::: Data segment :::
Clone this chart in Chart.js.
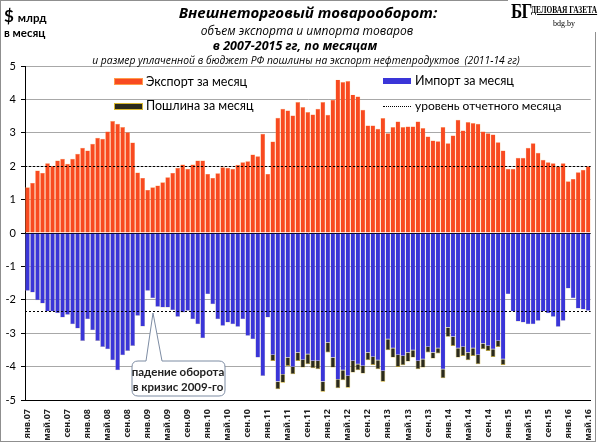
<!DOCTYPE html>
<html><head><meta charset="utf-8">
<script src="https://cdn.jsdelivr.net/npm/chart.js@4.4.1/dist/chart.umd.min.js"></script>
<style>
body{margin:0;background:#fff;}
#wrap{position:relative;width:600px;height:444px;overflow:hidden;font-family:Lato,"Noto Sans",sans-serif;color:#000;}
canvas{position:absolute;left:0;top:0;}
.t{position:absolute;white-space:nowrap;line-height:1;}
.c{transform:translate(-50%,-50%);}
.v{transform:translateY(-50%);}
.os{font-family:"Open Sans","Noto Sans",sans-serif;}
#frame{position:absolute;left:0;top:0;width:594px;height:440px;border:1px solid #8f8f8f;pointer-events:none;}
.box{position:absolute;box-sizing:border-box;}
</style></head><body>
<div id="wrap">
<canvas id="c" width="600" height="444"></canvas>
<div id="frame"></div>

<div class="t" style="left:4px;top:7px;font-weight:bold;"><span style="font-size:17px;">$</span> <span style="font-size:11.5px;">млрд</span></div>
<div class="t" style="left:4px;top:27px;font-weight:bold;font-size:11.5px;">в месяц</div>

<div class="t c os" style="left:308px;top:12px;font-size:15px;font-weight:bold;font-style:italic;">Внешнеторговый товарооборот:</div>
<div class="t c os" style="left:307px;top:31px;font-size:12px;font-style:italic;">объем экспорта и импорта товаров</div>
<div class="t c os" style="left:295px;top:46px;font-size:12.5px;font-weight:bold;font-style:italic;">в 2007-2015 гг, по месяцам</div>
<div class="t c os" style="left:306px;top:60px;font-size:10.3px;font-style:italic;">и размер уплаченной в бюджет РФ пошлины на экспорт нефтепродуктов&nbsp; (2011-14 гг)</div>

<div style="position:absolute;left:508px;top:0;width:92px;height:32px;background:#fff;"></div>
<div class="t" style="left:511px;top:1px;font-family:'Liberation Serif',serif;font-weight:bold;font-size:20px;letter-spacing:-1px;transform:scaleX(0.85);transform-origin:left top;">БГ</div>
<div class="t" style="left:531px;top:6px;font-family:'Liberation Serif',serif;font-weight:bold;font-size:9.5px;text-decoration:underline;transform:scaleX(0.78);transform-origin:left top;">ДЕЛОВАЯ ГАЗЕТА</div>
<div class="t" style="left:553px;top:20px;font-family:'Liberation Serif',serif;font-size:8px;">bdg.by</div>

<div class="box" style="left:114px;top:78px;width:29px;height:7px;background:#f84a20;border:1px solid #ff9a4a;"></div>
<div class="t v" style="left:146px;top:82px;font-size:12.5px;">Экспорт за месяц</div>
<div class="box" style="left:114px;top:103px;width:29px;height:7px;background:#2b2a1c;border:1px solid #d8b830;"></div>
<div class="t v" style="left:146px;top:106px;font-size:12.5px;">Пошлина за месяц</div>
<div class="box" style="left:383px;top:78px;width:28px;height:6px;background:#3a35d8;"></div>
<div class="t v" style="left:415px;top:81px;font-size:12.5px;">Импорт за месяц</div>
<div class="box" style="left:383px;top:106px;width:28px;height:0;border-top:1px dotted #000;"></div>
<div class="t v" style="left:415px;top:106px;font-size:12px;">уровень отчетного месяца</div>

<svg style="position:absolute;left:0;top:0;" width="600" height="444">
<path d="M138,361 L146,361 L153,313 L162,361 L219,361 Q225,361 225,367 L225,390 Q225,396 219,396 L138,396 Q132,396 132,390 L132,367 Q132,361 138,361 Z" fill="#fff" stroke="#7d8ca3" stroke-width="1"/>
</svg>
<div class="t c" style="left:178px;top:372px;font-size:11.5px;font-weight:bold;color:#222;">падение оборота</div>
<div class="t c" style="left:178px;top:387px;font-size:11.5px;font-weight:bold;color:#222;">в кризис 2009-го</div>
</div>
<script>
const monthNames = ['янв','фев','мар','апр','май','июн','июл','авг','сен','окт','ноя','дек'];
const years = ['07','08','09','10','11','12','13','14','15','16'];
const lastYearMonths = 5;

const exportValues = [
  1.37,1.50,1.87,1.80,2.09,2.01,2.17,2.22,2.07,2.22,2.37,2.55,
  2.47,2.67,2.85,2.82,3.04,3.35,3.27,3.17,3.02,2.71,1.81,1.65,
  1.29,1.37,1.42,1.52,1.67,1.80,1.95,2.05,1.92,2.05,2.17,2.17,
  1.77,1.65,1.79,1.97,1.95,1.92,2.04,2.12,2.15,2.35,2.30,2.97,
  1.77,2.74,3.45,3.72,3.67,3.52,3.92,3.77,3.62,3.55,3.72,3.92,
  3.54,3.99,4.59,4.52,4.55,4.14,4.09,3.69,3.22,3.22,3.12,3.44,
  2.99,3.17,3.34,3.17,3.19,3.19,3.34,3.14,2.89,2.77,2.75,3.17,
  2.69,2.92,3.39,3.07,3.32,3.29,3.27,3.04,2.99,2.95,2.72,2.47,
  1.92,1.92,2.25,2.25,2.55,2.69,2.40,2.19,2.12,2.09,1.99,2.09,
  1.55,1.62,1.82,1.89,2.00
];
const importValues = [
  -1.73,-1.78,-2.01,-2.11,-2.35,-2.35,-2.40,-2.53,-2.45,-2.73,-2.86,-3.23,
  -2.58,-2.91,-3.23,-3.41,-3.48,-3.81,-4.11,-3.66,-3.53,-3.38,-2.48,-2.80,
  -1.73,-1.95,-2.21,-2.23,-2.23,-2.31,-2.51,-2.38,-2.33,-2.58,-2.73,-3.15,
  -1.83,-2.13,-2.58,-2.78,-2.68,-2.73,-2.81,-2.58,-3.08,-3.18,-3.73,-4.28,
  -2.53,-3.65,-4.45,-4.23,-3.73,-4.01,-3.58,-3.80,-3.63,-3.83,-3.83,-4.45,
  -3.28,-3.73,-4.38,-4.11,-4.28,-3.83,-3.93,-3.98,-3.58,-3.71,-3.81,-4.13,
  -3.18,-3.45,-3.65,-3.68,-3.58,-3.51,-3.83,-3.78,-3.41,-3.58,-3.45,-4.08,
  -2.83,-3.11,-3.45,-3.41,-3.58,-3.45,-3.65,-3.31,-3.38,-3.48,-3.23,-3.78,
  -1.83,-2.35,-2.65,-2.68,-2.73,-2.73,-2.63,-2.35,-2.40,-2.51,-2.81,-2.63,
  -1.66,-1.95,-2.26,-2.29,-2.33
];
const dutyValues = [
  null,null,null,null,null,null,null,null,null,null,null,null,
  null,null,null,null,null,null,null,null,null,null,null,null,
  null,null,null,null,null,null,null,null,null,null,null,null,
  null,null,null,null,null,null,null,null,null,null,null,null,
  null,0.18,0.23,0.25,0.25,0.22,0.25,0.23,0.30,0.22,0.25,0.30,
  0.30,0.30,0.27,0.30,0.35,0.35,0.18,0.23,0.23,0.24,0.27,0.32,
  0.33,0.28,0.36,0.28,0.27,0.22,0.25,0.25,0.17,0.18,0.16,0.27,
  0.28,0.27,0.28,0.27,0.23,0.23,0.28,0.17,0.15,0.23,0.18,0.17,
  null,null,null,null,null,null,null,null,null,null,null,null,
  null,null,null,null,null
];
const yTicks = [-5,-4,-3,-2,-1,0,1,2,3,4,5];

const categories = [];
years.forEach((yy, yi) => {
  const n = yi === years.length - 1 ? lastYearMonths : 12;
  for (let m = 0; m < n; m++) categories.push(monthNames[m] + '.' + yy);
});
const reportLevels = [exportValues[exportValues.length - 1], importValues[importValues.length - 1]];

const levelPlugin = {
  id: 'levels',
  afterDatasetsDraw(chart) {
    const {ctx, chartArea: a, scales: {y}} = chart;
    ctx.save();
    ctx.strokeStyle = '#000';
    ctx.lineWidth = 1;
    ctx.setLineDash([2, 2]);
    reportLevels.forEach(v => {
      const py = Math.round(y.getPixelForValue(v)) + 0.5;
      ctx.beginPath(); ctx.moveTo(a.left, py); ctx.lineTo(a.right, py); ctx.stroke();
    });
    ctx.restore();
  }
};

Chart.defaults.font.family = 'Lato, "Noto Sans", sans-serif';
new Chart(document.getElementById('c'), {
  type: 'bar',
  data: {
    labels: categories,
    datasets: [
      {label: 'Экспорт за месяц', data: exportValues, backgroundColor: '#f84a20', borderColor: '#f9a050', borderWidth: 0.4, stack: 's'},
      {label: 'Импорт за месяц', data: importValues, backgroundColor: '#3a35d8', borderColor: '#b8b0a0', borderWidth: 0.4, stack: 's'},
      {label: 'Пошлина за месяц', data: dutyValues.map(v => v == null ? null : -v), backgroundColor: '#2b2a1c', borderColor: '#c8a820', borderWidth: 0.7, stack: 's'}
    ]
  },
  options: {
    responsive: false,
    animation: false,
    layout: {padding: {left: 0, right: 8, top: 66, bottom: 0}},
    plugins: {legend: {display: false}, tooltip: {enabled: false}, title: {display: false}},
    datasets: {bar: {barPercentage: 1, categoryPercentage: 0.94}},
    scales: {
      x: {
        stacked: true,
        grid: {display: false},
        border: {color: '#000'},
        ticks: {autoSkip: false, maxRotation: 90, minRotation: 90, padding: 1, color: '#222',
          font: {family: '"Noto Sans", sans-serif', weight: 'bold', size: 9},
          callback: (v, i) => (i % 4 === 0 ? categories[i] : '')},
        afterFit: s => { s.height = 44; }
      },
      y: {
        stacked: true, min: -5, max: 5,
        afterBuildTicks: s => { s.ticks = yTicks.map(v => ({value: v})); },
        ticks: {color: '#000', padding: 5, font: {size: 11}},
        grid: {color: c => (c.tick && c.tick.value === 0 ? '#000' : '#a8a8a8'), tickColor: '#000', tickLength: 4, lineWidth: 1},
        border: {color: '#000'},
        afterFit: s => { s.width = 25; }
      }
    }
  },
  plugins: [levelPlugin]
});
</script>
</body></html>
:::
### Task to carry out
Pictures are excluded; extract exactly the lines from the start of the data through the line that holds "нефтепродуктов&nbsp; (2011-14 гг)</div>", both ends included.

### Task answer
Clone this chart in Chart.js.
<!DOCTYPE html>
<html><head><meta charset="utf-8">
<script src="https://cdn.jsdelivr.net/npm/chart.js@4.4.1/dist/chart.umd.min.js"></script>
<style>
body{margin:0;background:#fff;}
#wrap{position:relative;width:600px;height:444px;overflow:hidden;font-family:Lato,"Noto Sans",sans-serif;color:#000;}
canvas{position:absolute;left:0;top:0;}
.t{position:absolute;white-space:nowrap;line-height:1;}
.c{transform:translate(-50%,-50%);}
.v{transform:translateY(-50%);}
.os{font-family:"Open Sans","Noto Sans",sans-serif;}
#frame{position:absolute;left:0;top:0;width:594px;height:440px;border:1px solid #8f8f8f;pointer-events:none;}
.box{position:absolute;box-sizing:border-box;}
</style></head><body>
<div id="wrap">
<canvas id="c" width="600" height="444"></canvas>
<div id="frame"></div>

<div class="t" style="left:4px;top:7px;font-weight:bold;"><span style="font-size:17px;">$</span> <span style="font-size:11.5px;">млрд</span></div>
<div class="t" style="left:4px;top:27px;font-weight:bold;font-size:11.5px;">в месяц</div>

<div class="t c os" style="left:308px;top:12px;font-size:15px;font-weight:bold;font-style:italic;">Внешнеторговый товарооборот:</div>
<div class="t c os" style="left:307px;top:31px;font-size:12px;font-style:italic;">объем экспорта и импорта товаров</div>
<div class="t c os" style="left:295px;top:46px;font-size:12.5px;font-weight:bold;font-style:italic;">в 2007-2015 гг, по месяцам</div>
<div class="t c os" style="left:306px;top:60px;font-size:10.3px;font-style:italic;">и размер уплаченной в бюджет РФ пошлины на экспорт нефтепродуктов&nbsp; (2011-14 гг)</div>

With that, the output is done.